Eccoli, a chiedere che “si faccia chiarezza”. A raccomandare che si attenda che la giustizia russa, e i suoi medici legali, facciano il loro corso. A mettere in guardia contro le deduzioni affrettate: non è forse vero che Putin avrebbe avuto interesse a risparmiarsi questo chiasso alla vigilia delle elezioni? E poi, la Bild e lo scambio di prigionieri... A Putin sarebbe convenuto tenerlo in vita, dopo averlo avvelenato, dopo averlo incarcerato e condannato, dopo averlo chiuso in una colonia penale e punito a ripetizione con la cella d’isolamento, e deportato in una clausura glaciale, fino alla passeggiata e all’imprevedibile incidente… E poi, Assange. Nelle pagine interne Navalny, per strillare Assange in prima. Il loro eroe comparato. Io ho orrore della vendicativa detenzione di Assange e della minaccia che gli pende sul capo. Le democrazie che tengono alla sua liquidazione legale compiono un altro passo verso il proprio suicidio. Forse Assange piangerà anche dell’abuso che si fa del suo nome per rimpicciolire quello di Navalny.

C’è un’ultima cosa, la più importante.
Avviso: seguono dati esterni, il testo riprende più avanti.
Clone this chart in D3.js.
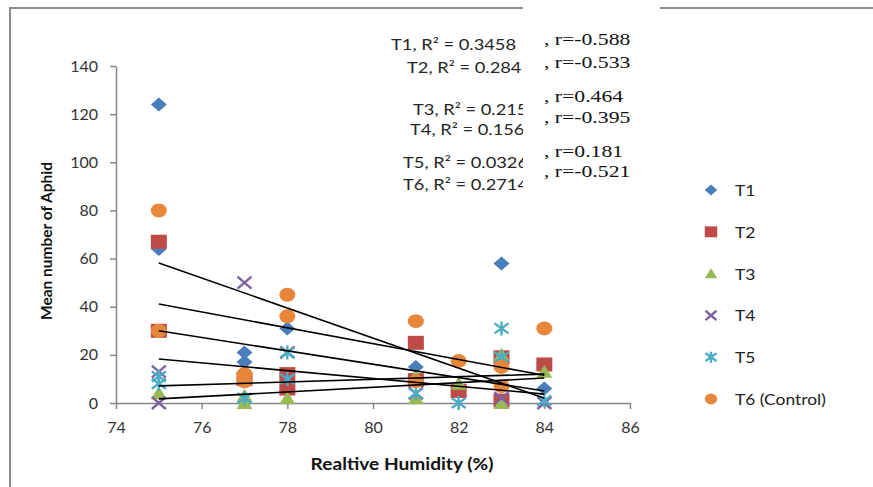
<!DOCTYPE html>
<html>
<head>
<meta charset="utf-8">
<script src="https://cdn.jsdelivr.net/npm/d3@7"></script>
<style>
  body { margin: 0; background: #fff; }
  svg { display: block; }
</style>
</head>
<body>
<svg id="chart" width="873" height="487"></svg>
<script>
// values
var seriesNames = ["T1", "T2", "T3", "T4", "T5", "T6 (Control)"];

var rhT1 = [75, 75, 77, 77, 78, 81, 83, 84];
var aphidT1 = [124, 64, 21, 17, 31, 15, 58, 6];
var rhT2 = [75, 75, 77, 78, 78, 81, 81, 82, 83, 83, 84];
var aphidT2 = [67, 30, 10, 12, 6, 25, 9.5, 5, 19, 1, 16];
var rhT3 = [75, 77, 77, 78, 81, 81, 82, 83, 83, 84];
var aphidT3 = [4, 3, 0, 2, 11, 2, 8, 20, 0, 13];
var rhT4 = [75, 75, 77, 78, 81, 83, 84];
var aphidT4 = [13, 0, 50, 21, 4, 2, 0];
var rhT5 = [75, 75, 77, 78, 78, 81, 82, 83, 83, 84];
var aphidT5 = [11, 8, 2, 21, 10, 4, 0, 31, 19, 1];
var rhT6 = [75, 75, 77, 77, 78, 78, 81, 81, 82, 83, 83, 84];
var aphidT6 = [80, 30, 12, 9, 45, 36, 34, 9, 17.5, 15, 7, 31];

// linear trend lines, value at first and last humidity
var trendRH = [75, 84];
var trendT1 = [58.2, 2.0];
var trendT2 = [30.0, 5.0];
var trendT3 = [1.7, 10.4];
var trendT4 = [18.3, 3.7];
var trendT5 = [7.1, 12.0];
var trendT6 = [41.1, 11.5];

var r2Labels = ["T1, R\u00b2 = 0.3458", "T2, R\u00b2 = 0.2841", "T3, R\u00b2 = 0.2153",
                "T4, R\u00b2 = 0.1561", "T5, R\u00b2 = 0.0326", "T6, R\u00b2 = 0.2714"];
var rLabels = [", r=-0.588", ", r=-0.533", ", r=0.464", ", r=-0.395", ", r=0.181", ", r=-0.521"];

var xTicks = [74, 76, 78, 80, 82, 84, 86];
var yTicks = [0, 20, 40, 60, 80, 100, 120, 140];

var colors = ["#4A7EBB", "#BE4B48", "#98B954", "#7F63A1", "#4BACC6", "#E8873A"];
var shapes = ["diamond", "square", "triangle", "x", "star", "circle"];

var rhAll = [rhT1, rhT2, rhT3, rhT4, rhT5, rhT6];
var aphidAll = [aphidT1, aphidT2, aphidT3, aphidT4, aphidT5, aphidT6];
var trendAll = [trendT1, trendT2, trendT3, trendT4, trendT5, trendT6];

var svg = d3.select("#chart");
var stretch = 1.16; // text in the picture is a bit wide

var x = d3.scaleLinear().domain([74, 86]).range([116, 630]);
var y = d3.scaleLinear().domain([0, 140]).range([403, 66]);

// outer frame (left and top only)
svg.append("path")
  .attr("d", "M10,487 L10,8 L873,8")
  .attr("fill", "none")
  .attr("stroke", "#8c8c8c")
  .attr("stroke-width", 2);

// axes
var gx = svg.append("g")
  .attr("transform", "translate(0," + y(0) + ")")
  .call(d3.axisBottom(x).tickValues(xTicks).tickSize(6).tickSizeOuter(0).tickPadding(13));
var gy = svg.append("g")
  .attr("transform", "translate(" + x(74) + ",0)")
  .call(d3.axisLeft(y).tickValues(yTicks).tickSize(6).tickSizeOuter(0).tickPadding(12));
[gx, gy].forEach(function(g) {
  g.select(".domain").attr("stroke", "#868686").attr("stroke-width", 1.5);
  g.selectAll(".tick line").attr("stroke", "#868686").attr("stroke-width", 1.5);
  g.selectAll(".tick text")
    .attr("fill", "#333")
    .style("font-family", "Lato, 'Open Sans', sans-serif")
    .style("font-size", "16px");
});

// axis titles
svg.append("text")
  .attr("transform", "translate(402,470) scale(" + stretch + ",1)")
  .attr("text-anchor", "middle")
  .style("font-family", "Lato, sans-serif")
  .style("font-weight", "bold")
  .style("font-size", "16.5px")
  .attr("fill", "#111")
  .text("Realtive Humidity (%)");
svg.append("text")
  .attr("transform", "translate(52,241) rotate(-90)")
  .attr("text-anchor", "middle")
  .style("font-family", "Lato, sans-serif")
  .style("font-weight", "bold")
  .style("font-size", "15.5px")
  .attr("fill", "#111")
  .text("Mean number of Aphid");

// marker drawing
function drawMarker(g, shape, color, k) {
  if (shape == "diamond") {
    g.append("path").attr("d", "M0,-7L8,0L0,7L-8,0Z").attr("fill", color)
      .attr("transform", "scale(" + k + ")");
  } else if (shape == "square") {
    g.append("rect").attr("x", -8 * k).attr("y", -7 * k)
      .attr("width", 16 * k).attr("height", 14 * k).attr("fill", color);
  } else if (shape == "triangle") {
    g.append("path").attr("d", "M0,-7L8,6L-8,6Z").attr("fill", color)
      .attr("transform", "scale(" + k + ")");
  } else if (shape == "x") {
    g.append("path").attr("d", "M-7,-6L7,6M-7,6L7,-6")
      .attr("stroke", color).attr("stroke-width", 2.4 / k).attr("fill", "none")
      .attr("transform", "scale(" + k + ")");
  } else if (shape == "star") {
    g.append("path").attr("d", "M-7,-5L7,5M-7,5L7,-5M0,-7L0,7")
      .attr("stroke", color).attr("stroke-width", 2.4 / k).attr("fill", "none")
      .attr("transform", "scale(" + k + ")");
  } else {
    g.append("ellipse").attr("rx", 8 * k).attr("ry", 7 * k).attr("fill", color);
  }
}

// points
seriesNames.forEach(function(name, i) {
  var pts = rhAll[i].map(function(rh, j) { return {rh: rh, v: aphidAll[i][j]}; });
  var sg = svg.append("g");
  pts.forEach(function(d) {
    var g = sg.append("g").attr("transform", "translate(" + x(d.rh) + "," + y(d.v) + ")");
    drawMarker(g, shapes[i], colors[i], 1);
  });
});

// trend lines on top
var line = d3.line()
  .x(function(d) { return x(d.rh); })
  .y(function(d) { return y(d.v); });
trendAll.forEach(function(t) {
  svg.append("path")
    .datum(trendRH.map(function(rh, j) { return {rh: rh, v: t[j]}; }))
    .attr("fill", "none")
    .attr("stroke", "#000")
    .attr("stroke-width", 1.6)
    .attr("d", line);
});

// legend
seriesNames.forEach(function(name, i) {
  var ly = 190 + i * 41.8;
  var g = svg.append("g").attr("transform", "translate(711," + ly + ")");
  drawMarker(g, shapes[i], colors[i], 0.78);
  svg.append("text")
    .attr("transform", "translate(735," + (ly + 6) + ") scale(" + stretch + ",1)")
    .style("font-family", "Lato, sans-serif")
    .style("font-size", "15px")
    .attr("fill", "#222")
    .text(name);
});

// R² labels (partly hidden under the r text box)
var r2X = [391, 407, 413, 410, 403, 403];
var r2Y = [50, 73, 115, 135, 168, 190];
r2Labels.forEach(function(s, i) {
  svg.append("text")
    .attr("transform", "translate(" + r2X[i] + "," + r2Y[i] + ") scale(1.18,1)")
    .style("font-family", "Lato, sans-serif")
    .style("font-size", "15.5px")
    .attr("fill", "#262626")
    .text(s);
});

svg.append("rect")
  .attr("x", 523).attr("y", 2)
  .attr("width", 137).attr("height", 198)
  .attr("fill", "#fff");

var rY = [45, 68, 102, 123, 157, 177];
rLabels.forEach(function(s, i) {
  svg.append("text")
    .attr("transform", "translate(544," + rY[i] + ") scale(1.24,1)")
    .style("font-family", "'Liberation Serif', 'DejaVu Serif', serif")
    .style("font-size", "17.5px")
    .attr("fill", "#111")
    .text(s);
});
</script>
</body>
</html>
Navalny e Sharansky si scambiano lettere che parlano della stessa disgustosa galera che li ha ospitati e tormentati. Hanno un tono impavido e ironico. “Sono scoppiato a ridere”, scrive Navalny, a riconoscere la propria punizione in quella identica inflitta a Sharansky dall’Unione sovietica. (Scrive anche: “Mi è stato impossibile non cominciare a piangere”, leggendo dell’incontro di Sharansky liberato con la moglie, “Scusa il ritardo”). Ridere, piangere. Sanno, l’uno e l’altro, che bisogna conservare l’ironia, farsene proteggere, e proteggere i propri cari. Mostrarsi con uno spirito intatto, al mondo dei liberi, che non possono immaginare tutto, e ai ceffi dei carcerieri, che non devono mai sentirsi vittoriosi. Di uno che si è immolato come, letteralmente, un martire, le ultime parole sono quelle al suo giudice remoto, se volesse mandargli qualche soldo perché il suo gruzzolo carcerario si va riducendo.

Ma chiunque, come sua moglie, i suoi figli, deve immaginare anche il momento in cui l’ironia non ha più posto, la resistenza materiale del corpo cede, il sentimento della fine e di una fine solitaria, fra nemici, esausta, ha la meglio. Si muore così, quando si è stati ironici ed eroici, quando si è umani.